> **RECORDS TO USE**
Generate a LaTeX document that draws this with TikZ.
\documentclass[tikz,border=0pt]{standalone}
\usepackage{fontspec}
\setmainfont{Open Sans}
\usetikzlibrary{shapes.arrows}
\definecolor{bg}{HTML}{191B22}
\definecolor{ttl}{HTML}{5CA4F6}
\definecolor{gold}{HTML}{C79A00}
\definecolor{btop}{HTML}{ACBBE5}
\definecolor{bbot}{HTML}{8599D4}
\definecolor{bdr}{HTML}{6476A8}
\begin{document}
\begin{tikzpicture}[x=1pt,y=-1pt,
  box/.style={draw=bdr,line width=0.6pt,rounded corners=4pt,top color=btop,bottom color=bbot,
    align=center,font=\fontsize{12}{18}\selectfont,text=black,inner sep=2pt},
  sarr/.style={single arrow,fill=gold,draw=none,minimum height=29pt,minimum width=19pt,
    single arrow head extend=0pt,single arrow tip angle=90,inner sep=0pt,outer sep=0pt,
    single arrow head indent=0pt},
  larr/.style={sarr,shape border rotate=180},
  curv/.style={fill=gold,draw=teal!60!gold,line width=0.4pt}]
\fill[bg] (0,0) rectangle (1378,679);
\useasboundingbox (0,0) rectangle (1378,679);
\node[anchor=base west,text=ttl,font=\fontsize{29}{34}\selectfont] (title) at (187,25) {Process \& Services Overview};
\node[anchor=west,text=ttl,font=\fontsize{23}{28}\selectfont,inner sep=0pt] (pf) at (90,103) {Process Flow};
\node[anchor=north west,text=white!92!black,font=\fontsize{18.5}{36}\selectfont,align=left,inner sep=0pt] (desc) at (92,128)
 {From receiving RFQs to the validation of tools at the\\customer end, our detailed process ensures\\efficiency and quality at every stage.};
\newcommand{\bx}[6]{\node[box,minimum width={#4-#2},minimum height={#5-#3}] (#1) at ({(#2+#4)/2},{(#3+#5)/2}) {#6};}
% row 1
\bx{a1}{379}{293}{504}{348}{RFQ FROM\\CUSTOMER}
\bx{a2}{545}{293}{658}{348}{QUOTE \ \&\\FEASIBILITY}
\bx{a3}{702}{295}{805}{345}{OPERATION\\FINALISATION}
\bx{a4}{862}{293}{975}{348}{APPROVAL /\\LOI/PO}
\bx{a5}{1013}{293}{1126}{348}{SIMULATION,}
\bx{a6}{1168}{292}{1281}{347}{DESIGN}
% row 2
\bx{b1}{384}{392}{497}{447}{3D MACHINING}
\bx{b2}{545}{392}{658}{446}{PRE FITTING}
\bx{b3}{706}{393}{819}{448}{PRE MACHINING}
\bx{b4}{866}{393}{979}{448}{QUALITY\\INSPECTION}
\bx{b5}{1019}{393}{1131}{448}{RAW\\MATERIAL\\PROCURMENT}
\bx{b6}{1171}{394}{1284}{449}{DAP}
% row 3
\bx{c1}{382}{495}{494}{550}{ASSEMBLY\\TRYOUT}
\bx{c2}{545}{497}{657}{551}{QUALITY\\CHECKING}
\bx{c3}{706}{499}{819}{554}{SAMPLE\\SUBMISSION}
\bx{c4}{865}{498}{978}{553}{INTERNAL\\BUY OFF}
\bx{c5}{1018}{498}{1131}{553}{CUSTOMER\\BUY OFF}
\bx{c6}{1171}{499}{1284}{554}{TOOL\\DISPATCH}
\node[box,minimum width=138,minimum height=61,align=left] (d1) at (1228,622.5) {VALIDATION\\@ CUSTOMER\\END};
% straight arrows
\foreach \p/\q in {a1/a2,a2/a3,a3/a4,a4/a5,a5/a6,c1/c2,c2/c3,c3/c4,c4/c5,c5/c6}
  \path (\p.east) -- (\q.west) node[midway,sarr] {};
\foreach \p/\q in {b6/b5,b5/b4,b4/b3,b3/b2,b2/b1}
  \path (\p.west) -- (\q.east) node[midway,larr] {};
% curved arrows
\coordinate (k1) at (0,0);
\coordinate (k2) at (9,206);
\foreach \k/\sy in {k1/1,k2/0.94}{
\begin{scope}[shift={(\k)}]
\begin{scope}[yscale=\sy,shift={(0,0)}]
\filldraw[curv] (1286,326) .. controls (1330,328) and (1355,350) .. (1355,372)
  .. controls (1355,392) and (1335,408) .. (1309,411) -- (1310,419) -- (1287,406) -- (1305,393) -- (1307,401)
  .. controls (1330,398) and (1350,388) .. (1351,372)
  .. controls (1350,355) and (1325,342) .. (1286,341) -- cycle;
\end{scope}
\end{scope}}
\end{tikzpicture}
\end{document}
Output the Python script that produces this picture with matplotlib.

--

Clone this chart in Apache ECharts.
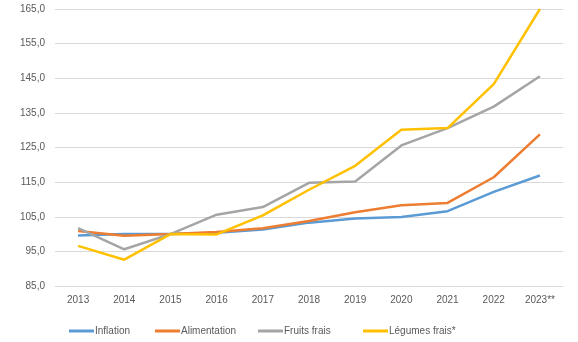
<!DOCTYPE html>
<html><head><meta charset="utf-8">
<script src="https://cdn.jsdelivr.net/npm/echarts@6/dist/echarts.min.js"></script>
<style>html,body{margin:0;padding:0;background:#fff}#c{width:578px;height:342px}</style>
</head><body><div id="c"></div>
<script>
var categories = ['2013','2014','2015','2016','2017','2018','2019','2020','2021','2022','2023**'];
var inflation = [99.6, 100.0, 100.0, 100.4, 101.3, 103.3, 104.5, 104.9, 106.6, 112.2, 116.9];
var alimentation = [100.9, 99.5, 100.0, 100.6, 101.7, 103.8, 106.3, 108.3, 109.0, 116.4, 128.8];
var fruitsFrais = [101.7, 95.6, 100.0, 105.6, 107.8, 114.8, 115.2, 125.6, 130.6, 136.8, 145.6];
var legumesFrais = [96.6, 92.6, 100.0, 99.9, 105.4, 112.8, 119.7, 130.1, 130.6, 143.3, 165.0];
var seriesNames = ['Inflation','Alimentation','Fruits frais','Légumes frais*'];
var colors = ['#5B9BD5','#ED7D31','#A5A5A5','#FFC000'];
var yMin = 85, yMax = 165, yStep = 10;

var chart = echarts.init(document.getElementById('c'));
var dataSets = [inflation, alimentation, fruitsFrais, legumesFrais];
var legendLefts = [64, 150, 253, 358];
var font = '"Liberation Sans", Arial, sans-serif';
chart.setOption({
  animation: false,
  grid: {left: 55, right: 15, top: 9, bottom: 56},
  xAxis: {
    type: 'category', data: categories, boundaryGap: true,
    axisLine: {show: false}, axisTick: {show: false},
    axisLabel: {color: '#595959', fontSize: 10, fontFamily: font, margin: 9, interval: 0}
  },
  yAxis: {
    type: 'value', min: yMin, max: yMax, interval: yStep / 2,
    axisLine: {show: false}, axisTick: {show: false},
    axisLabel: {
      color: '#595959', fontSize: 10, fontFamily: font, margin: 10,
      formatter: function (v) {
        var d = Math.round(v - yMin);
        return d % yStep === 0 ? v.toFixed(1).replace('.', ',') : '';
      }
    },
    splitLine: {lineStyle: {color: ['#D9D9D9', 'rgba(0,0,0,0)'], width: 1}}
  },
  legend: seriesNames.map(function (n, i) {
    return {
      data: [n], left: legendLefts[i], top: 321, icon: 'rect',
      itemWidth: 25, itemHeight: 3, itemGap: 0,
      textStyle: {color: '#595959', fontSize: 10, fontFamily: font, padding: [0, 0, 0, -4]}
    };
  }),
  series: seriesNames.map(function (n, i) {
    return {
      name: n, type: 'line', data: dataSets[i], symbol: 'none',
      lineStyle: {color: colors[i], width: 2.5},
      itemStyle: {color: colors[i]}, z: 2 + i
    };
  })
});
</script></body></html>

> **WHAT THE TASK ASKS**
Set down, word for word, the lines from the one holding "Clone this chart in Apache ECharts." through the one holding "var yMin = 85, yMax = 165, yStep = 10;". Skip the pictures.

> **RESPONSE FOR THIS EXERCISE**
Clone this chart in Apache ECharts.
<!DOCTYPE html>
<html><head><meta charset="utf-8">
<script src="https://cdn.jsdelivr.net/npm/echarts@6/dist/echarts.min.js"></script>
<style>html,body{margin:0;padding:0;background:#fff}#c{width:578px;height:342px}</style>
</head><body><div id="c"></div>
<script>
var categories = ['2013','2014','2015','2016','2017','2018','2019','2020','2021','2022','2023**'];
var inflation = [99.6, 100.0, 100.0, 100.4, 101.3, 103.3, 104.5, 104.9, 106.6, 112.2, 116.9];
var alimentation = [100.9, 99.5, 100.0, 100.6, 101.7, 103.8, 106.3, 108.3, 109.0, 116.4, 128.8];
var fruitsFrais = [101.7, 95.6, 100.0, 105.6, 107.8, 114.8, 115.2, 125.6, 130.6, 136.8, 145.6];
var legumesFrais = [96.6, 92.6, 100.0, 99.9, 105.4, 112.8, 119.7, 130.1, 130.6, 143.3, 165.0];
var seriesNames = ['Inflation','Alimentation','Fruits frais','Légumes frais*'];
var colors = ['#5B9BD5','#ED7D31','#A5A5A5','#FFC000'];
var yMin = 85, yMax = 165, yStep = 10;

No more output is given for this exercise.